(Records provided):
== == ==

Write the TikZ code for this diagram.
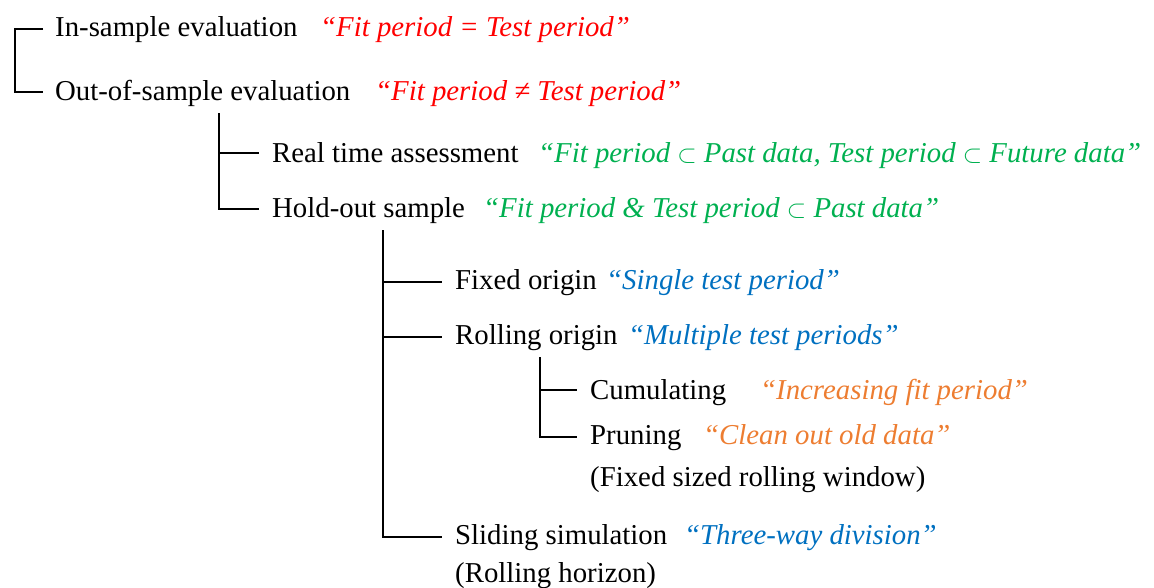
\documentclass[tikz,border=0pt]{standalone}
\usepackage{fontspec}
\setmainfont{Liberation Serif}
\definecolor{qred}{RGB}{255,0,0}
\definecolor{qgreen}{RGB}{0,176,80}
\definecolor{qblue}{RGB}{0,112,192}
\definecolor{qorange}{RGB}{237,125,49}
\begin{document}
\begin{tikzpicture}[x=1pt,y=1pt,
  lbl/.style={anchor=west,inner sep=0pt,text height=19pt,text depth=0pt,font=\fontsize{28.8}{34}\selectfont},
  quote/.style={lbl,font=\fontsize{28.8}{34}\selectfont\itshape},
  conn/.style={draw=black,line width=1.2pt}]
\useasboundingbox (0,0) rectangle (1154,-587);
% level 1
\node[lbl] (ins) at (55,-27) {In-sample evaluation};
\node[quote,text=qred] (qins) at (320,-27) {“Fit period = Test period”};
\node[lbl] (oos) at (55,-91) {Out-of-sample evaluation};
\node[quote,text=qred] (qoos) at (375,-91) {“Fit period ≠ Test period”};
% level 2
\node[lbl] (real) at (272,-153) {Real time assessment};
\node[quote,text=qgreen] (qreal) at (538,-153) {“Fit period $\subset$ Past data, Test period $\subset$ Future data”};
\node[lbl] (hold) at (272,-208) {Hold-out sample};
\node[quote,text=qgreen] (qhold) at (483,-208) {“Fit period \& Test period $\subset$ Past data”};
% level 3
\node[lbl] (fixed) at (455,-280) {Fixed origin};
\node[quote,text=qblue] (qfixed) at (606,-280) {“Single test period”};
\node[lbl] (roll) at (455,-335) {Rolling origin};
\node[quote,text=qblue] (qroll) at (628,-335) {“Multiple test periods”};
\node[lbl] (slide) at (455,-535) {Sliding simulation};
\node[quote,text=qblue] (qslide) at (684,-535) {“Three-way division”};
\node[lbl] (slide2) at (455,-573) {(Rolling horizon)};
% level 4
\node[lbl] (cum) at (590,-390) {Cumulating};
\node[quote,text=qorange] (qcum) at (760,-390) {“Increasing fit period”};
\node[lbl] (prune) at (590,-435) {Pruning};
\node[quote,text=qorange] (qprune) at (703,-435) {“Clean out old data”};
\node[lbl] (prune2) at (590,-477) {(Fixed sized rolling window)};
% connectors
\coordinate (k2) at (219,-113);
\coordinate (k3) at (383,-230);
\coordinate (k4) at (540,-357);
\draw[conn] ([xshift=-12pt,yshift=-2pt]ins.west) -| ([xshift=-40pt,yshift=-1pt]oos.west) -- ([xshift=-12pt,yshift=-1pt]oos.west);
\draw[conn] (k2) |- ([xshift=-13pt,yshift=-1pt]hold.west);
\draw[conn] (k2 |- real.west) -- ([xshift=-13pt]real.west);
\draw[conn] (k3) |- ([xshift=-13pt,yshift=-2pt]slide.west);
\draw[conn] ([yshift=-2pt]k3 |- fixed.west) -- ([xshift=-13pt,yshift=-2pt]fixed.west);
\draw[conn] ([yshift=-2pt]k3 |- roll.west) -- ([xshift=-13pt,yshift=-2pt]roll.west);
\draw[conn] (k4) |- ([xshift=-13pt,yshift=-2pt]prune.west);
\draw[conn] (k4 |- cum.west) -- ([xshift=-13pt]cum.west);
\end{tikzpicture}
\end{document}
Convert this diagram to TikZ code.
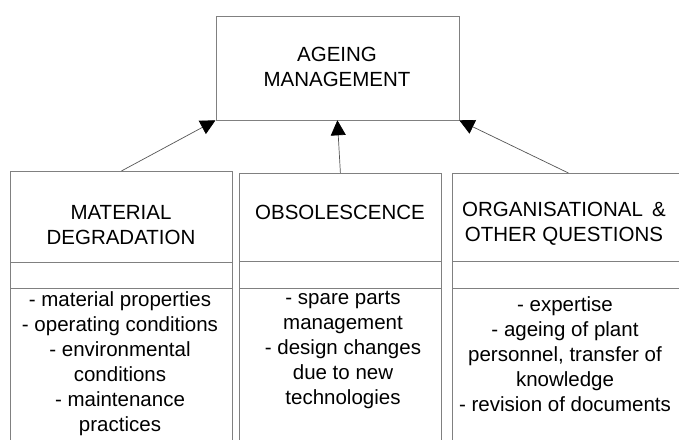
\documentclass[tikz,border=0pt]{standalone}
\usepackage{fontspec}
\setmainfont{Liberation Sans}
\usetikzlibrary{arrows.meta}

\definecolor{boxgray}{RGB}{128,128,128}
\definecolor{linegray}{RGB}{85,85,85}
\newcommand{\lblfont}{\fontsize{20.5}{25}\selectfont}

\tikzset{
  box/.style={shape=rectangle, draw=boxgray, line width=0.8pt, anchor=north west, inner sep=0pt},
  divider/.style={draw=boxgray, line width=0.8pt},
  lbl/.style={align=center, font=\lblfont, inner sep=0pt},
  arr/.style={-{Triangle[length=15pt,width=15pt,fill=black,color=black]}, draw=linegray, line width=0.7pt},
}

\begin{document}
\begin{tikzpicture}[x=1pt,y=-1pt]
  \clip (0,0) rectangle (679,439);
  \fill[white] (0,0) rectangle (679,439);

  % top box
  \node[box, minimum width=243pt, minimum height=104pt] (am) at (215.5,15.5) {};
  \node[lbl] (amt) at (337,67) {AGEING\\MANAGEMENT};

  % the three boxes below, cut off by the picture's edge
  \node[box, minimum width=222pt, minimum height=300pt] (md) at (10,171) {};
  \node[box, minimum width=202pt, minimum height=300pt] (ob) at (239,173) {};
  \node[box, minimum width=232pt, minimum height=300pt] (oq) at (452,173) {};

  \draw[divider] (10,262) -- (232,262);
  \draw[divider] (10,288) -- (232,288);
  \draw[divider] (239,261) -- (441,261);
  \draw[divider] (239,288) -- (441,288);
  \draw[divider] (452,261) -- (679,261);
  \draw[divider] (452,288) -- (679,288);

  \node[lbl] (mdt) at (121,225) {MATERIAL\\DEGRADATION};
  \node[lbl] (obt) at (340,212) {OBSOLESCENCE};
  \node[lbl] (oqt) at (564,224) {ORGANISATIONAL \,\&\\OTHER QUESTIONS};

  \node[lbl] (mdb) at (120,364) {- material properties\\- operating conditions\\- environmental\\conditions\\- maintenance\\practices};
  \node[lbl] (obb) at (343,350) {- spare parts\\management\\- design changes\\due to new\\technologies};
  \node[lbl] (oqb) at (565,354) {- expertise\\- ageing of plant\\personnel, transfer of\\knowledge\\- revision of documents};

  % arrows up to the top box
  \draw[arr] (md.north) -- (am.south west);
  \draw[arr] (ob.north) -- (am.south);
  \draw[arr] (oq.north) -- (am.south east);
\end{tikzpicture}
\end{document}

== == ==

Copy out all the data exactly; skip the pictures.

(Answer for the task):
Write the TikZ code for this diagram.
\documentclass[tikz,border=0pt]{standalone}
\usepackage{fontspec}
\setmainfont{Liberation Serif}
\definecolor{qred}{RGB}{255,0,0}
\definecolor{qgreen}{RGB}{0,176,80}
\definecolor{qblue}{RGB}{0,112,192}
\definecolor{qorange}{RGB}{237,125,49}
\begin{document}
\begin{tikzpicture}[x=1pt,y=1pt,
  lbl/.style={anchor=west,inner sep=0pt,text height=19pt,text depth=0pt,font=\fontsize{28.8}{34}\selectfont},
  quote/.style={lbl,font=\fontsize{28.8}{34}\selectfont\itshape},
  conn/.style={draw=black,line width=1.2pt}]
\useasboundingbox (0,0) rectangle (1154,-587);
% level 1
\node[lbl] (ins) at (55,-27) {In-sample evaluation};
\node[quote,text=qred] (qins) at (320,-27) {“Fit period = Test period”};
\node[lbl] (oos) at (55,-91) {Out-of-sample evaluation};
\node[quote,text=qred] (qoos) at (375,-91) {“Fit period ≠ Test period”};
% level 2
\node[lbl] (real) at (272,-153) {Real time assessment};
\node[quote,text=qgreen] (qreal) at (538,-153) {“Fit period $\subset$ Past data, Test period $\subset$ Future data”};
\node[lbl] (hold) at (272,-208) {Hold-out sample};
\node[quote,text=qgreen] (qhold) at (483,-208) {“Fit period \& Test period $\subset$ Past data”};
% level 3
\node[lbl] (fixed) at (455,-280) {Fixed origin};
\node[quote,text=qblue] (qfixed) at (606,-280) {“Single test period”};
\node[lbl] (roll) at (455,-335) {Rolling origin};
\node[quote,text=qblue] (qroll) at (628,-335) {“Multiple test periods”};
\node[lbl] (slide) at (455,-535) {Sliding simulation};
\node[quote,text=qblue] (qslide) at (684,-535) {“Three-way division”};
\node[lbl] (slide2) at (455,-573) {(Rolling horizon)};
% level 4
\node[lbl] (cum) at (590,-390) {Cumulating};
\node[quote,text=qorange] (qcum) at (760,-390) {“Increasing fit period”};
\node[lbl] (prune) at (590,-435) {Pruning};
\node[quote,text=qorange] (qprune) at (703,-435) {“Clean out old data”};
\node[lbl] (prune2) at (590,-477) {(Fixed sized rolling window)};
% connectors
\coordinate (k2) at (219,-113);
\coordinate (k3) at (383,-230);
\coordinate (k4) at (540,-357);
\draw[conn] ([xshift=-12pt,yshift=-2pt]ins.west) -| ([xshift=-40pt,yshift=-1pt]oos.west) -- ([xshift=-12pt,yshift=-1pt]oos.west);
\draw[conn] (k2) |- ([xshift=-13pt,yshift=-1pt]hold.west);
\draw[conn] (k2 |- real.west) -- ([xshift=-13pt]real.west);
\draw[conn] (k3) |- ([xshift=-13pt,yshift=-2pt]slide.west);
\draw[conn] ([yshift=-2pt]k3 |- fixed.west) -- ([xshift=-13pt,yshift=-2pt]fixed.west);
\draw[conn] ([yshift=-2pt]k3 |- roll.west) -- ([xshift=-13pt,yshift=-2pt]roll.west);
\draw[conn] (k4) |- ([xshift=-13pt,yshift=-2pt]prune.west);
\draw[conn] (k4 |- cum.west) -- ([xshift=-13pt]cum.west);
\end{tikzpicture}
\end{document}
Convert this diagram to TikZ code.
\documentclass[tikz,border=0pt]{standalone}
\usepackage{fontspec}
\setmainfont{Liberation Sans}
\usetikzlibrary{arrows.meta}

\definecolor{boxgray}{RGB}{128,128,128}
\definecolor{linegray}{RGB}{85,85,85}
\newcommand{\lblfont}{\fontsize{20.5}{25}\selectfont}

\tikzset{
  box/.style={shape=rectangle, draw=boxgray, line width=0.8pt, anchor=north west, inner sep=0pt},
  divider/.style={draw=boxgray, line width=0.8pt},
  lbl/.style={align=center, font=\lblfont, inner sep=0pt},
  arr/.style={-{Triangle[length=15pt,width=15pt,fill=black,color=black]}, draw=linegray, line width=0.7pt},
}

\begin{document}
\begin{tikzpicture}[x=1pt,y=-1pt]
  \clip (0,0) rectangle (679,439);
  \fill[white] (0,0) rectangle (679,439);

  % top box
  \node[box, minimum width=243pt, minimum height=104pt] (am) at (215.5,15.5) {};
  \node[lbl] (amt) at (337,67) {AGEING\\MANAGEMENT};

  % the three boxes below, cut off by the picture's edge
  \node[box, minimum width=222pt, minimum height=300pt] (md) at (10,171) {};
  \node[box, minimum width=202pt, minimum height=300pt] (ob) at (239,173) {};
  \node[box, minimum width=232pt, minimum height=300pt] (oq) at (452,173) {};

  \draw[divider] (10,262) -- (232,262);
  \draw[divider] (10,288) -- (232,288);
  \draw[divider] (239,261) -- (441,261);
  \draw[divider] (239,288) -- (441,288);
  \draw[divider] (452,261) -- (679,261);
  \draw[divider] (452,288) -- (679,288);

  \node[lbl] (mdt) at (121,225) {MATERIAL\\DEGRADATION};
  \node[lbl] (obt) at (340,212) {OBSOLESCENCE};
  \node[lbl] (oqt) at (564,224) {ORGANISATIONAL \,\&\\OTHER QUESTIONS};

  \node[lbl] (mdb) at (120,364) {- material properties\\- operating conditions\\- environmental\\conditions\\- maintenance\\practices};
  \node[lbl] (obb) at (343,350) {- spare parts\\management\\- design changes\\due to new\\technologies};
  \node[lbl] (oqb) at (565,354) {- expertise\\- ageing of plant\\personnel, transfer of\\knowledge\\- revision of documents};

  % arrows up to the top box
  \draw[arr] (md.north) -- (am.south west);
  \draw[arr] (ob.north) -- (am.south);
  \draw[arr] (oq.north) -- (am.south east);
\end{tikzpicture}
\end{document}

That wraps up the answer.